When I got through revisions of my last book around September ’07, I sat back and thought “Well, this pretty much kicks ass. Time to write some short stories and finally get them published so agents will take me more seriously when I start sending this around.”

That was my goal: get 3-4 short stories published somewhere, anywhere really, just something I could write on a cover letter besides my college lit mag. I’d done plenty of literary fiction in college workshops and a few more in the years after, but these were the first SFF shorts I’d written. I had my first acceptance appear in the April ’08 issue of Reflection’s Edge, thought “Well, that’s fucking awesome, and so am I,” then didn’t sell anything else until I sent another to RE for their October issue. Months pass; nothing. (By nothing I mean I sent lots around and grew increasingly confused as to how everyone else could possibly be that stupid and/or I could possibly be that bad.)

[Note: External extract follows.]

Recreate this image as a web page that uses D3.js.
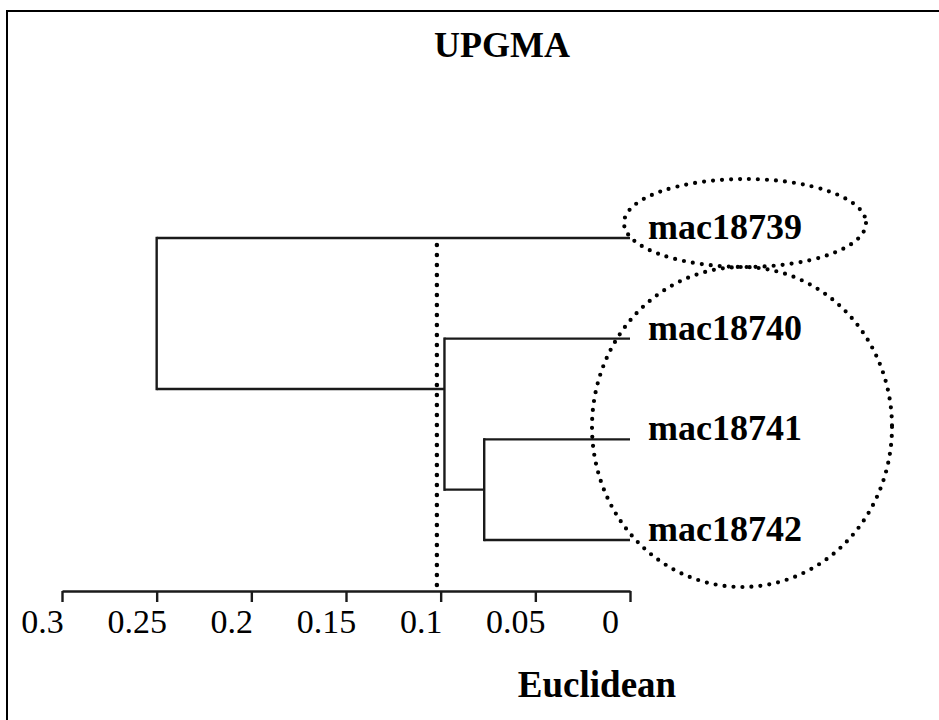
<!DOCTYPE html>
<html>
<head>
<meta charset="utf-8">
<script src="https://cdn.jsdelivr.net/npm/d3@7"></script>
<style>
  body { margin: 0; background: #fff; overflow: hidden; }
  svg { display: block; }
  text { font-family: "Liberation Serif", "Times New Roman", serif; fill: #000; }
</style>
</head>
<body>
<div id="chart"></div>
<script>
// leaves, top to bottom
var leaves = ["mac18739", "mac18740", "mac18741", "mac18742"];
// merges in UPGMA order, with the distance at which each one happens
var nodeNames = ["n1", "n2", "root"];
var nodeChildren = [["mac18741", "mac18742"], ["mac18740", "n1"], ["mac18739", "n2"]];
var nodeHeights = [0.077, 0.098, 0.25];
// cut-off line
var cutHeight = 0.102;
var tickValues = [0.3, 0.25, 0.2, 0.15, 0.1, 0.05, 0];

var W = 939, H = 720;

var svg = d3.select("#chart").append("svg")
    .attr("width", W).attr("height", H);

// outer frame (only top and left show)
svg.append("path")
    .attr("d", "M7," + H + "V11H" + W)
    .attr("fill", "none").attr("stroke", "#000").attr("stroke-width", 2);

var x = d3.scaleLinear().domain([0.3, 0]).range([62, 630]);
var y = d3.scaleLinear().domain([0, leaves.length - 1]).range([238, 540]);
var axisY = 591;

// positions of every node
var pos = {}, height = {}, firstLeaf = {};
leaves.forEach(function(d, i) { pos[d] = i; height[d] = 0; firstLeaf[d] = i; });
nodeNames.forEach(function(n, i) {
    var c = nodeChildren[i];
    height[n] = nodeHeights[i];
    firstLeaf[n] = firstLeaf[c[0]];
    // connector sits half way between the upper child and the next leaf below it
    pos[n] = (pos[c[0]] + firstLeaf[c[1]]) / 2;
});

var g = svg.append("g");

// branches
nodeNames.forEach(function(n, i) {
    var c = nodeChildren[i];
    var xn = x(height[n]);
    g.append("line")
        .attr("x1", xn).attr("x2", xn)
        .attr("y1", y(pos[c[0]])).attr("y2", y(pos[c[1]]))
        .attr("stroke", "#1a1a1a").attr("stroke-width", 2.4)
        .attr("stroke-linecap", "square");
    c.forEach(function(ch) {
        g.append("line")
            .attr("x1", xn).attr("x2", x(height[ch]))
            .attr("y1", y(pos[ch])).attr("y2", y(pos[ch]))
            .attr("stroke", "#1a1a1a").attr("stroke-width", 2.4);
    });
});

// leaf labels
g.selectAll("text.leaf").data(leaves).enter().append("text")
    .attr("class", "leaf")
    .attr("x", x(0) + 18)
    .attr("y", function(d) { return y(pos[d]) + 1; })
    .attr("font-size", 36).attr("font-weight", "bold")
    .text(function(d) { return d; });

// cut-off dotted line
svg.append("line")
    .attr("x1", x(cutHeight)).attr("x2", x(cutHeight))
    .attr("y1", 245).attr("y2", axisY)
    .attr("stroke", "#000").attr("stroke-width", 4.5)
    .attr("stroke-linecap", "round")
    .attr("stroke-dasharray", "0 10");

// dotted ellipses around groups
var groupBoxes = [
    {cx: 745, cy: 223, rx: 121, ry: 44},
    {cx: 742, cy: 427, rx: 150, ry: 160}
];
svg.selectAll("ellipse.grp").data(groupBoxes).enter().append("ellipse")
    .attr("class", "grp")
    .attr("cx", function(d) { return d.cx; }).attr("cy", function(d) { return d.cy; })
    .attr("rx", function(d) { return d.rx; }).attr("ry", function(d) { return d.ry; })
    .attr("fill", "none").attr("stroke", "#000").attr("stroke-width", 4.2)
    .attr("stroke-linecap", "round")
    .attr("stroke-dasharray", "0 9");

// axis
var axis = d3.axisBottom(x)
    .tickValues(tickValues)
    .tickSize(11)
    .tickSizeOuter(0)
    .tickFormat(function(d) { return String(d); });

var ax = svg.append("g")
    .attr("transform", "translate(0," + axisY + ")")
    .call(axis);
ax.select(".domain").attr("stroke", "#1a1a1a").attr("stroke-width", 2.4);
ax.selectAll(".tick line").attr("stroke", "#1a1a1a").attr("stroke-width", 2.4);
ax.selectAll(".tick text")
    .attr("y", 42).attr("dy", 0).attr("dx", -20)
    .attr("font-size", 34)
    .attr("font-family", "'Liberation Serif', 'Times New Roman', serif")
    .attr("fill", "#000");

// title
svg.append("text")
    .attr("x", 502).attr("y", 57)
    .attr("text-anchor", "middle")
    .attr("font-size", 36).attr("font-weight", "bold")
    .text("UPGMA");

// axis title
svg.append("text")
    .attr("x", 597).attr("y", 697)
    .attr("text-anchor", "middle")
    .attr("font-size", 37).attr("font-weight", "bold")
    .text("Euclidean");
</script>
</body>
</html>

Sale to M-Brane SF mid-February. Sweet. Keep writing at my fairly slow pace. Sale in late April to OG’s Speculative Fiction–well booyah. Over the next two weeks, I land pieces on Tower of Light and The Future Fire. That’s six stories in five markets; none of them are monsters, but together they’ll look pretty good, I think.

Oh rad. I hit my goal. I even made a little money.

Oh fuck. Now I need a new goal. Now I need to get published in a pro magazine.

That’s where I’m shooting now. I’m looking around at a lot of the names in the places I’ve got pieces upcoming and I see a trend: a lot of people hit a streak like me where they may have been working for years, but once they hit that first sale, within a year they’ll have three or six or ten. A few of them, like me, are just hitting that streak. Others did it a few years back and might have a couple dozen stories out there. Of these, some have a listing or two in a pro mag.

Presumably, of this sub-subset, a fewer still go on to sell novels for fat stacks, make Big Names for themselves, get laid nonstop by sci-fi groupies, etc. I’ll do that. For now, the next step, I think, is to crack those pro markets. Wish me luck.